The Analyst’s persona sets the context for every task it runs. Think of it as the standing brief that every task inherits.

A useful persona:

  • Names the domain and focus area
  • Describes the intended reader
  • Sets expectations for format, tone, and depth

Example persona:

You are a macro research analyst focused on G10 FX and rates markets. Your audience is portfolio managers who need concise, actionable briefings. Lead every output with a one-paragraph summary. Use plain financial English — no jargon that would require explanation to a senior analyst.

Scheduling principles

  • Daily tasks work well for market monitoring, news digests, and price alerts.
  • Weekly tasks suit deeper analysis like earnings roundups, credit watch reviews, and sector updates.
  • Ad-hoc manual runs are available for tasks you want on demand without scheduling. Set the cadence to Manual and run the task from the dashboard when needed.

Avoid scheduling high-Quality tasks at very high frequency — long-running tasks that consume significant model context are better suited to daily or weekly cadences.

Using Date Range in tasks

Most scheduled tasks should leave Date Range unset and instead phrase the time reference in the prompt itself (e.g., “in the past seven days”, “since the last run”). This gives TwoFiftyTwo flexibility to find the most recent relevant material.

Set a fixed Date Range only when the task is intended to analyse a specific historical period that should not change between runs.

Testing before going live

Save the task as a Draft and run it manually once before activating it. Check:

  • Is the output the right length and format?
  • Are the citations pointing to the right sources?
  • Does the structure hold up if there is nothing notable to report?

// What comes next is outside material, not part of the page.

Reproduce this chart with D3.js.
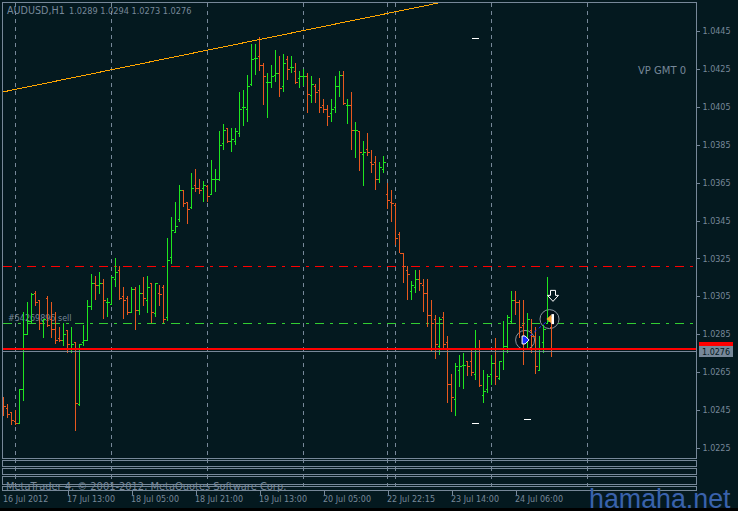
<!DOCTYPE html>
<html><head><meta charset="utf-8">
<script src="https://cdn.jsdelivr.net/npm/d3@7/dist/d3.min.js"></script>
<style>
html,body{margin:0;padding:0;background:#04191f;overflow:hidden}
svg{display:block}
text{font-family:"DejaVu Sans",sans-serif}
</style></head><body>
<svg id="c" width="738" height="511"></svg>
<script>
const barOpen=[1.0250,1.0246,1.0244,1.0239,1.0238,1.0256,1.0285,1.0292,1.0307,1.0303,1.0292,1.0304,1.0293,1.0288,1.0283,1.0282,1.0287,1.0278,1.0281,1.0248,1.0281,1.0282,1.0300,1.0312,1.0311,1.0312,1.0302,1.0301,1.0314,1.0319,1.0305,1.0304,1.0297,1.0309,1.0298,1.0307,1.0303,1.0312,1.0296,1.0307,1.0310,1.0294,1.0326,1.0339,1.0346,1.0361,1.0355,1.0352,1.0364,1.0362,1.0362,1.0363,1.0359,1.0367,1.0367,1.0386,1.0394,1.0387,1.0387,1.0391,1.0405,1.0404,1.0417,1.0431,1.0432,1.0427,1.0418,1.0418,1.0422,1.0423,1.0416,1.0430,1.0426,1.0424,1.0420,1.0421,1.0421,1.0411,1.0416,1.0414,1.0406,1.0404,1.0402,1.0405,1.0416,1.0422,1.0406,1.0406,1.0393,1.0392,1.0380,1.0383,1.0376,1.0376,1.0367,1.0372,1.0359,1.0355,1.0353,1.0338,1.0328,1.0319,1.0308,1.0310,1.0314,1.0311,1.0307,1.0295,1.0293,1.0279,1.0294,1.0281,1.0259,1.0251,1.0266,1.0269,1.0271,1.0271,1.0264,1.0276,1.0253,1.0256,1.0264,1.0270,1.0262,1.0278,1.0279,1.0292,1.0303,1.0302,1.0290,1.0283,1.0287,1.0284,1.0266,1.0281,1.0291,1.0289];
const barHigh=[1.0252,1.0248,1.0244,1.0245,1.0256,1.0297,1.0302,1.0307,1.0308,1.0303,1.0293,1.0305,1.0302,1.0297,1.0289,1.0291,1.0287,1.0289,1.0281,1.0280,1.0290,1.0303,1.0317,1.0316,1.0318,1.0314,1.0304,1.0316,1.0325,1.0321,1.0310,1.0305,1.0310,1.0310,1.0311,1.0315,1.0316,1.0312,1.0312,1.0311,1.0311,1.0336,1.0347,1.0355,1.0364,1.0361,1.0355,1.0370,1.0372,1.0367,1.0366,1.0364,1.0377,1.0372,1.0392,1.0396,1.0394,1.0394,1.0394,1.0413,1.0414,1.0422,1.0438,1.0438,1.0442,1.0428,1.0423,1.0427,1.0435,1.0432,1.0433,1.0432,1.0432,1.0428,1.0424,1.0425,1.0423,1.0421,1.0417,1.0420,1.0409,1.0406,1.0409,1.0421,1.0424,1.0424,1.0409,1.0413,1.0397,1.0392,1.0387,1.0391,1.0382,1.0379,1.0376,1.0379,1.0365,1.0361,1.0354,1.0339,1.0328,1.0321,1.0313,1.0319,1.0319,1.0314,1.0314,1.0303,1.0295,1.0294,1.0297,1.0284,1.0264,1.0270,1.0274,1.0275,1.0271,1.0278,1.0287,1.0282,1.0266,1.0264,1.0274,1.0283,1.0271,1.0292,1.0295,1.0308,1.0308,1.0303,1.0303,1.0296,1.0293,1.0289,1.0284,1.0290,1.0315,1.0294];
const barLow=[1.0242,1.0241,1.0237,1.0237,1.0238,1.0250,1.0285,1.0291,1.0300,1.0287,1.0283,1.0289,1.0283,1.0280,1.0281,1.0279,1.0275,1.0275,1.0234,1.0247,1.0279,1.0282,1.0298,1.0303,1.0306,1.0293,1.0294,1.0301,1.0310,1.0303,1.0293,1.0295,1.0296,1.0287,1.0295,1.0300,1.0296,1.0291,1.0294,1.0300,1.0291,1.0292,1.0322,1.0339,1.0344,1.0352,1.0343,1.0351,1.0360,1.0359,1.0355,1.0355,1.0359,1.0360,1.0366,1.0382,1.0386,1.0381,1.0385,1.0389,1.0395,1.0397,1.0416,1.0422,1.0424,1.0406,1.0399,1.0415,1.0418,1.0410,1.0413,1.0419,1.0423,1.0417,1.0415,1.0416,1.0402,1.0407,1.0407,1.0402,1.0402,1.0395,1.0397,1.0402,1.0410,1.0406,1.0396,1.0382,1.0378,1.0371,1.0363,1.0379,1.0370,1.0361,1.0365,1.0370,1.0351,1.0344,1.0332,1.0328,1.0312,1.0303,1.0303,1.0307,1.0308,1.0297,1.0289,1.0276,1.0272,1.0274,1.0277,1.0249,1.0244,1.0242,1.0257,1.0256,1.0263,1.0263,1.0261,1.0257,1.0249,1.0254,1.0258,1.0258,1.0261,1.0266,1.0275,1.0291,1.0295,1.0283,1.0269,1.0277,1.0275,1.0264,1.0266,1.0275,1.0291,1.0273];
const barClose=[1.0247,1.0243,1.0240,1.0238,1.0256,1.0285,1.0292,1.0306,1.0302,1.0291,1.0293,1.0290,1.0288,1.0282,1.0282,1.0285,1.0280,1.0280,1.0249,1.0280,1.0282,1.0300,1.0312,1.0311,1.0312,1.0303,1.0302,1.0315,1.0318,1.0304,1.0303,1.0297,1.0309,1.0298,1.0307,1.0304,1.0310,1.0297,1.0312,1.0306,1.0293,1.0324,1.0340,1.0342,1.0361,1.0354,1.0351,1.0362,1.0362,1.0361,1.0364,1.0358,1.0367,1.0367,1.0385,1.0393,1.0387,1.0388,1.0392,1.0404,1.0405,1.0416,1.0430,1.0431,1.0427,1.0421,1.0418,1.0421,1.0423,1.0415,1.0428,1.0425,1.0426,1.0418,1.0421,1.0421,1.0412,1.0417,1.0413,1.0405,1.0404,1.0400,1.0404,1.0416,1.0422,1.0407,1.0406,1.0393,1.0393,1.0381,1.0381,1.0381,1.0375,1.0367,1.0373,1.0376,1.0356,1.0354,1.0336,1.0328,1.0321,1.0317,1.0311,1.0314,1.0312,1.0307,1.0295,1.0291,1.0280,1.0293,1.0280,1.0259,1.0252,1.0268,1.0268,1.0269,1.0268,1.0265,1.0276,1.0258,1.0255,1.0263,1.0270,1.0263,1.0271,1.0279,1.0294,1.0303,1.0302,1.0289,1.0282,1.0293,1.0284,1.0268,1.0277,1.0288,1.0292,1.0276];
const priceTicks=[1.0445,1.0425,1.0405,1.0385,1.0365,1.0345,1.0325,1.0305,1.0285,1.0265,1.0245,1.0225];
const timeTickBars=[16,32,48,64,80,96,112,128];
const timeTickLabels=["17 Jul 13:00","18 Jul 05:00","18 Jul 21:00","19 Jul 13:00","20 Jul 05:00","22 Jul 22:15","23 Jul 14:00","24 Jul 06:00"];
const firstTimeLabel="16 Jul 2012";
const gridBars=[3,27,51,75,96,98,122,146];
const trendBars=[-0.25,109.25];
const trendPrices=[1.04128,1.04600];
const redLevel=1.0321, greenLevel=1.0291, stopLevel=1.02775, bidLevel=1.0276;
const dashMarkBars=[118,118,131];
const dashMarkPrices=[1.0441,1.0238,1.0240];
const tradeBars=[130.4,136.5];
const tradePrices=[1.0282,1.0293];
const downArrowBar=137.5, downArrowPrice=1.0305;
const titleSymbol="AUDUSD,H1";
const titleQuotes="1.0289 1.0294 1.0273 1.0276";
const orderText="#54269896 sell";
const indicatorText="VP GMT 0";
const copyrightText="MetaTrader 4, © 2001-2012, MetaQuotes Software Corp.";
const watermarkText="hamaha.net";

const BG="#04191f",SLATE="#778899",UP="#1fe61f",DOWN="#e8581e";
const svg=d3.select("#c");
const x=d3.scaleLinear().domain([0,1]).range([3.5,7.5]);
const y=d3.scaleLinear().domain([1.0225,1.0445]).range([448,31]);
const py=p=>Math.round(y(p))+0.5;
svg.append("rect").attr("width",738).attr("height",511).attr("fill",BG);
svg.append("rect").attr("y",508).attr("width",738).attr("height",3).attr("fill","#000");

const crisp=svg.append("g").attr("shape-rendering","crispEdges");
crisp.selectAll(".grid").data(gridBars).join("line").attr("x1",d=>x(d)).attr("x2",d=>x(d)).attr("y1",3).attr("y2",490)
 .attr("stroke",SLATE).attr("stroke-dasharray","4,4");

svg.append("text").attr("x",7).attr("y",14).attr("fill",SLATE).attr("font-size",9.6).text(titleSymbol);
svg.append("text").attr("x",69).attr("y",14).attr("fill",SLATE).attr("font-size",8.2).text(titleQuotes);
svg.append("text").attr("x",8).attr("y",321).attr("fill",SLATE).attr("font-size",8).text(orderText);
svg.append("text").attr("x",638).attr("y",74).attr("fill",SLATE).attr("font-size",10).text(indicatorText);

const lev=svg.append("g").attr("shape-rendering","crispEdges");
lev.append("line").attr("x1",3).attr("x2",696).attr("y1",py(redLevel)).attr("y2",py(redLevel)).attr("stroke","#ff0000").attr("stroke-dasharray","9,6,3,6");
lev.append("line").attr("x1",3).attr("x2",696).attr("y1",py(greenLevel)).attr("y2",py(greenLevel)).attr("stroke","#32cd32").attr("stroke-dasharray","9,6,3,6");

svg.append("g").selectAll("circle").data(tradeBars).join("circle")
 .attr("cx",d=>x(d)).attr("cy",(d,i)=>y(tradePrices[i])).attr("r",9.5)
 .attr("fill","#03101a").attr("stroke","#8a96a0").attr("stroke-width",1);

const bars=barOpen.map((o,i)=>({i,o,h:barHigh[i],l:barLow[i],c:barClose[i]}));
const col=d=>d.c<d.o?DOWN:UP;
const gb=svg.append("g").attr("shape-rendering","crispEdges");
const b=gb.selectAll("g").data(bars).join("g");
b.append("line").attr("x1",d=>x(d.i)).attr("x2",d=>x(d.i)).attr("y1",d=>y(d.h)).attr("y2",d=>y(d.l)).attr("stroke",col);
b.append("line").attr("x1",d=>x(d.i)-1.5).attr("x2",d=>x(d.i)).attr("y1",d=>py(d.o)).attr("y2",d=>py(d.o)).attr("stroke",col);
b.append("line").attr("x1",d=>x(d.i)).attr("x2",d=>x(d.i)+2).attr("y1",d=>py(d.c)).attr("y2",d=>py(d.c)).attr("stroke",col);

const ov=svg.append("g").attr("shape-rendering","crispEdges");
ov.append("line").attr("x1",3).attr("x2",696).attr("y1",y(stopLevel)+0.5).attr("y2",y(stopLevel)+0.5).attr("stroke","#ff0000").attr("stroke-width",2);
ov.append("line").attr("x1",3).attr("x2",696).attr("y1",py(bidLevel)).attr("y2",py(bidLevel)).attr("stroke",SLATE);

svg.append("line").attr("shape-rendering","crispEdges").attr("x1",x(trendBars[0])).attr("x2",x(trendBars[1])).attr("y1",y(trendPrices[0])).attr("y2",y(trendPrices[1]))
 .attr("stroke","#ffa500").attr("stroke-width",1);

svg.selectAll(".dm").data(dashMarkBars).join("line").attr("shape-rendering","crispEdges")
 .attr("x1",d=>x(d)-4).attr("x2",d=>x(d)+3).attr("y1",(d,i)=>y(dashMarkPrices[i])).attr("y2",(d,i)=>y(dashMarkPrices[i]))
 .attr("stroke","#fff").attr("stroke-width",1.5);

svg.append("line").attr("x1",x(tradeBars[0])).attr("x2",x(tradeBars[1])).attr("y1",y(tradePrices[0])).attr("y2",y(tradePrices[1]))
 .attr("stroke","#1a2cff").attr("stroke-dasharray","3,3");
const t0=svg.append("g").attr("transform",`translate(${x(tradeBars[0])},${y(tradePrices[0])})`);
t0.append("path").attr("d","M-3,-4L0,-4L4,0L0,4L-3,4Z").attr("fill","#1a2cff").attr("stroke","#fff").attr("stroke-width",1);
const t1=svg.append("g").attr("transform",`translate(${x(tradeBars[1])},${y(tradePrices[1])})`);
t1.append("path").attr("d","M-3,0L2,-4.5L2,4.5Z").attr("fill","#f0a030");
t1.append("rect").attr("x",2).attr("y",-5).attr("width",2.5).attr("height",10).attr("fill","#fff");
const ar=svg.append("g").attr("transform",`translate(${x(downArrowBar)-0.5},${y(downArrowPrice)})`);
ar.append("path").attr("d","M-2.5,-6L2.5,-6L2.5,-1L5.5,-1L0,5L-5.5,-1L-2.5,-1Z").attr("fill",BG).attr("stroke","#fff").attr("stroke-width",1);

const fr=svg.append("g").attr("shape-rendering","crispEdges").attr("fill","none").attr("stroke",SLATE);
const panes=[[2.5,458.5],[460.5,466.5],[468.5,474.5],[476.5,484.5],[486.5,490.5]];
fr.selectAll("rect").data(panes).join("rect").attr("x",2.5).attr("width",694).attr("y",d=>d[0]).attr("height",d=>d[1]-d[0]);

svg.append("text").attr("x",6).attr("y",490).attr("fill",SLATE).attr("font-size",9.9).text(copyrightText);

const ya=d3.axisRight(y).tickValues(priceTicks).tickFormat(d3.format(".4f")).tickSize(3).tickPadding(3);
const yg=svg.append("g").attr("transform","translate(696.5,0)").call(ya);
yg.select(".domain").remove();
yg.selectAll("line").attr("stroke",SLATE).attr("shape-rendering","crispEdges");
yg.selectAll("text").attr("fill",SLATE).attr("font-size",8).attr("font-family",'"DejaVu Sans",sans-serif');

const xa=d3.axisBottom(x).tickValues(timeTickBars).tickFormat((d,i)=>timeTickLabels[i]).tickSize(4).tickPadding(2);
const xg=svg.append("g").attr("transform","translate(0,490.5)").call(xa);
xg.select(".domain").remove();
xg.selectAll("line").attr("stroke",SLATE).attr("shape-rendering","crispEdges");
xg.selectAll("text").attr("fill",SLATE).attr("font-size",8).attr("text-anchor","start").attr("font-family",'"DejaVu Sans",sans-serif').attr("dx",-1);
svg.append("text").attr("x",3).attr("y",502).attr("fill",SLATE).attr("font-size",8).text(firstTimeLabel);

svg.append("rect").attr("x",699).attr("y",342).attr("width",34).attr("height",5).attr("fill","#ff0000");
svg.append("rect").attr("x",699).attr("y",346).attr("width",34).attr("height",11).attr("fill",SLATE);
svg.append("text").attr("x",702).attr("y",355).attr("fill",BG).attr("font-size",8).text(d3.format(".4f")(bidLevel));

svg.append("text").attr("x",589).attr("y",508).attr("fill","#3a62ac").attr("font-size",26.8).style("font-family",'"Liberation Sans",sans-serif').text(watermarkText);
</script>
</body></html>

The last point is important. A good Analyst task degrades gracefully — if there are no material developments in a given week, the output should say so clearly rather than hallucinating content to fill the template.

Common pitfalls

Too broad a scope. A task that covers everything produces output that covers nothing well. Narrow the scope to one asset class, geography, or question type per task.

No output format specified. Without a specified format, output varies between runs. Always include length guidance and structure requirements.

Ambiguous time references. Avoid phrases like “recently” or “lately”. Use “in the past 24 hours”, “since last Monday”, or “in the past seven calendar days” so the window is unambiguous.

Over-relying on a single source. If your primary data source is unavailable, the task will produce thin output. Where possible, specify primary and fallback sources.